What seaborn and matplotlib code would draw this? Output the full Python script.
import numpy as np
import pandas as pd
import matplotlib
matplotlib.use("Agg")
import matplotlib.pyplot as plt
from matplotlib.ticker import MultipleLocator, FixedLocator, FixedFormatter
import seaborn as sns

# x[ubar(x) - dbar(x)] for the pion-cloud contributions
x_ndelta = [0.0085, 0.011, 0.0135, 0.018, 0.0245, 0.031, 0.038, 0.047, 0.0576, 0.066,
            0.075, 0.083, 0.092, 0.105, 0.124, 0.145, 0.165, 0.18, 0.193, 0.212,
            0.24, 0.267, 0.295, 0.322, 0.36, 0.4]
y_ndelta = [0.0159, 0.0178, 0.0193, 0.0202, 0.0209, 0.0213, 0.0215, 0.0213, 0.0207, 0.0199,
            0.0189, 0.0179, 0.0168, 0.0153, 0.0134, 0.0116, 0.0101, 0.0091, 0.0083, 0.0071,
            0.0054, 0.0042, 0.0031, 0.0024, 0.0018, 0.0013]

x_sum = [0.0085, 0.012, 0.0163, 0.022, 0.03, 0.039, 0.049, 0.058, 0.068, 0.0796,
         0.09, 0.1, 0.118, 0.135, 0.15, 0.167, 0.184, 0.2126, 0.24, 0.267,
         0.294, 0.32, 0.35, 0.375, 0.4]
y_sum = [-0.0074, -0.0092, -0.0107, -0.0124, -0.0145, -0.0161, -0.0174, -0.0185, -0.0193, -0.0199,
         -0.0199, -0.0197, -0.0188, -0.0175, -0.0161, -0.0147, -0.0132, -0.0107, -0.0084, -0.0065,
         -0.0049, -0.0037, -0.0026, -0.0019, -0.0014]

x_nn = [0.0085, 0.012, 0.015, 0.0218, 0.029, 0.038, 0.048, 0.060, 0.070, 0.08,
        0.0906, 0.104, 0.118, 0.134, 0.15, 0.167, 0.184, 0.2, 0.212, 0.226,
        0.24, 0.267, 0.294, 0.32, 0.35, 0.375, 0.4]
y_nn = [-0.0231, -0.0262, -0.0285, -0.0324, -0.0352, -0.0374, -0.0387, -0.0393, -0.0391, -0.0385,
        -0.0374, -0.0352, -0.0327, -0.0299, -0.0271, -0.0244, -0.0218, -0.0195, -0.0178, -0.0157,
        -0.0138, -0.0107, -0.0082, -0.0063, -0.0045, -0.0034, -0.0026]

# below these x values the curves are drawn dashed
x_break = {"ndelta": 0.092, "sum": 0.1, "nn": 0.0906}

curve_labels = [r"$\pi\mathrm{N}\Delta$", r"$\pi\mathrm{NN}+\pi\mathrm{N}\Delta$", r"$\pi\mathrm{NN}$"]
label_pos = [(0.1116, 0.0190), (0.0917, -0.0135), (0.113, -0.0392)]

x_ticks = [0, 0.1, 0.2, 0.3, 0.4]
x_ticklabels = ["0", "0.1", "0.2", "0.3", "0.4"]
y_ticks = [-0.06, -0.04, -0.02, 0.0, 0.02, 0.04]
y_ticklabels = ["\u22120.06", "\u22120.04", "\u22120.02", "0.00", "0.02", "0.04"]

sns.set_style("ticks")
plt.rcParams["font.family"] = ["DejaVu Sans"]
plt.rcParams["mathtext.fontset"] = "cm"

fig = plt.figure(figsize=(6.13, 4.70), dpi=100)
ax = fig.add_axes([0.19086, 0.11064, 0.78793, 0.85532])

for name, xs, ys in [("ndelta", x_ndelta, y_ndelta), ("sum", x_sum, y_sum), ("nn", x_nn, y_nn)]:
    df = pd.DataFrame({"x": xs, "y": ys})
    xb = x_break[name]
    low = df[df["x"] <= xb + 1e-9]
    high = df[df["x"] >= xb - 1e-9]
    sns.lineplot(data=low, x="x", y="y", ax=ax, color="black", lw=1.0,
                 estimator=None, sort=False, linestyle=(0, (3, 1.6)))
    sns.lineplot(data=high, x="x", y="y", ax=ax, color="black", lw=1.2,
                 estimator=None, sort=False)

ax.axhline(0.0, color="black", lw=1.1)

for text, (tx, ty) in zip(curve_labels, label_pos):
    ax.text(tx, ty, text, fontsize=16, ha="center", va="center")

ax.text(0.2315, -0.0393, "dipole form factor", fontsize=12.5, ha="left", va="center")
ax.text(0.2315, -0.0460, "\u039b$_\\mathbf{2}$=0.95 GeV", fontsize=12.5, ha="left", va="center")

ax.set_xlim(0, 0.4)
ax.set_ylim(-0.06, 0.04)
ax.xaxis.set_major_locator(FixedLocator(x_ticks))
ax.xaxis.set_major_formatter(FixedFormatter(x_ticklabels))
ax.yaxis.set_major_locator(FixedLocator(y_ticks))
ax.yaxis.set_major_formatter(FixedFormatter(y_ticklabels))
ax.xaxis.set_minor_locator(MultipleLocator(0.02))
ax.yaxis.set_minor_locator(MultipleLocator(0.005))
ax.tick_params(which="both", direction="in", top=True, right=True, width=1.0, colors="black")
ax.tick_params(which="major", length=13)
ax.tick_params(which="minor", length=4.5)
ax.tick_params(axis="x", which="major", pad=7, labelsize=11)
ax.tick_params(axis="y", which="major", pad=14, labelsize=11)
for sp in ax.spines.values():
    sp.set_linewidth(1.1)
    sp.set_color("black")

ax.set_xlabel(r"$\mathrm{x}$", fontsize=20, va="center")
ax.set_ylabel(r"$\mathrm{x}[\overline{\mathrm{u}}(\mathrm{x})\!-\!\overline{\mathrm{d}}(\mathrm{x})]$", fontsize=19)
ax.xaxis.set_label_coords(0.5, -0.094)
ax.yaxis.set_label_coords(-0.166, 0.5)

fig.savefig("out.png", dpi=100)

━━━━━━━━━━━━━━━━━━━━

Task goal:
Copy, from the material, each line that holds the string "matplotlib".

Solution to this exercise:
What seaborn and matplotlib code would draw this? Output the full Python script.
import matplotlib
matplotlib.use("Agg")
import matplotlib.pyplot as plt
from matplotlib.ticker import MultipleLocator, FixedLocator, FixedFormatter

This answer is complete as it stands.